Haunted by Trinamool's cut money culture, Bengal minorities forced to choose a lesser evil 

Express News Service
NORTH DINAJPUR:  Amin Ali has just finished his lunch of rice, daal and boiled potato at a roadside eatery at Goalpokhar in North Dinajpur district.

He is planning to buy a tarpaulin sheet to cover the tiled roof his house before seasonal thunderstorms hit the region.

He got a house under the state government’s housing scheme for the poor, but without a concrete roof over it.

The 55-year-old brick kiln labourer had to pay Rs 30,000 as ‘cut money’ to local Trinamool Congress leaders for getting himself enrolled in the list of beneficiaries.

As a result, he struggles with the stopgap roof of his house which gets damaged by storm almost every year.

“There are many others who had to face the similar plight. I had no option other than paying the cut money.

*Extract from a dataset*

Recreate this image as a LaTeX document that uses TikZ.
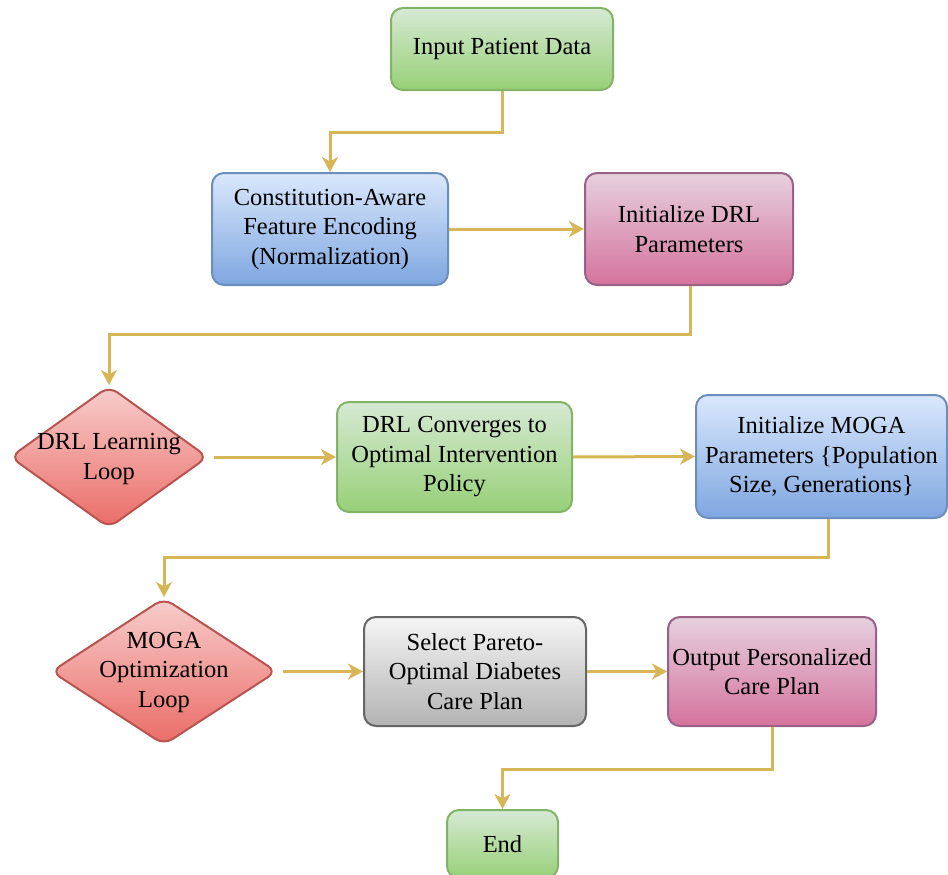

How could I build a house with concrete walls with my monthly earning of Rs 4,500,’’ Ali says.

BJP has been making relentless attacks on the Mamata Banerjee government on the issue of cut money.

But the campaign’s electoral impact seems to be missing in this minority-dominated region of north Bengal comprising two districts North Dinajpur and Malda where 21 Assembly constituencies are located. Whom will you vote for?

“Do we have an option? We have to vote for those who have given us half a house. If they (BJP) come to power, we will be driven out of the country,’’ says the father of three, who migrated from Bangladesh 35 years ago.

Extreme polarisation

Sensing adverse impacts of the Citizenship Amendment Act and lukewarm impact of TMC’s alleged corruption on the region’s minority vote bank which forms around 50 per cent of the total electorates, BJP is trying to hard sell the Hindutva rhetoric.

This region is set to experience an extremely polarised election on the line of religion. BJP faced largescale agitations over its choice of candidates, which is also a factor that might fetch TMC electoral dividend.

Asgar Ali, a graduate in philosophy, is more concerned about his future than BJP’s Hindutva or TMC’s minority appeasement.

“Practically, I don’t see a reason to vote for either. Joblessness is an issue among the youth like me which the TMC government failed to address in 10 years. Many from our area secured jobs of teachers in primary schools after paying bribes ranging from `10 lakh to `15 lakh. On the other hand, BJP leaders never hesitate to issue statements which not only hurt us but also makes us feel insecure,’’ he says.

JP supporters during Union Home Minister Amit Shah’s roadshow in Nadiadistrict on Sunday

The 27-year-old, a face of Bengal’s educated and jobless young voters, finds no reason to support the LF-Congress alliance as it would mean wasting his ‘valuable’ vote.

“My political allegiance might be towards TMC. At least, they would be opposing CAA, which poses as a threat to us,’’ says the resident of Chakulia, another minority-dominated pocket in North Dinajpur.

The electoral landscape in Bengal’s concentrated minority pockets was not as polarised during the 2016 elections.

Though BJP is painting Mamata as anti-Hindu, Muslim voters had shown that she was not their preferred choice in the previous Assembly elections.

In the districts of Murshidabad, Malda and North Dinajpur, which have a minority population of over 50 per cent, the CPI(M)-Congress alliance had won 31 seats out of 43. But in the 2019 Lok Sabha elections, TMC secured lead in 23 Assembly constituencies.

Debasish Biswas, professor of economics in Raiganj University and a political observer, described TMC’s surge in the 2019 Lok Sabha elections as a fallout of BJP’s aggressive Hindutva campaign.

“The minorities, who did not vote for TMC in the 2016 Assembly polls, extended their support to them in 2019. It is a direct impact of NRC and CAA, which Mamata Benerjee also described as a threat to the minority community,’’ he observes.

How lotus bloomed

Asim Biswas, a farmer in his 40s, said most of the Hindus had migrated from Bangladesh and CAA is promising citizenship for them.

“When Muslims of this region united, Hindus, too, decided to come under the umbrella of BJP. That’s why BJP secured lead in this Assembly seat in the 2019 elections despite TMC winning the seat in 2016,’’ says Biswas, who has shifted allegiance from CPI(M) to BJP, like many others across the state.

They are a massive factor behind the saffron camp’s rise in Bengal. In Raiganj, the headquarters of North Dinajpur which is infamous for hooligaism, shootouts and gang rivalries, TMC is trying to dent Congress’s vote bank after winning the civic body, which was ruled by the grand old party since 1950.

The TMC also erected two statues of Priya Ranjan Dasmunsi, the late Congress stalwart from the region.

“A considerable number of Congress workers still carry Dasmunsi’s legacy. Congress has no chance of doing well in this region. Our attempt is to woo Congress supporters,’’ said Kanhaiyalal Agarwal, TMC’s candidate from Raiganj.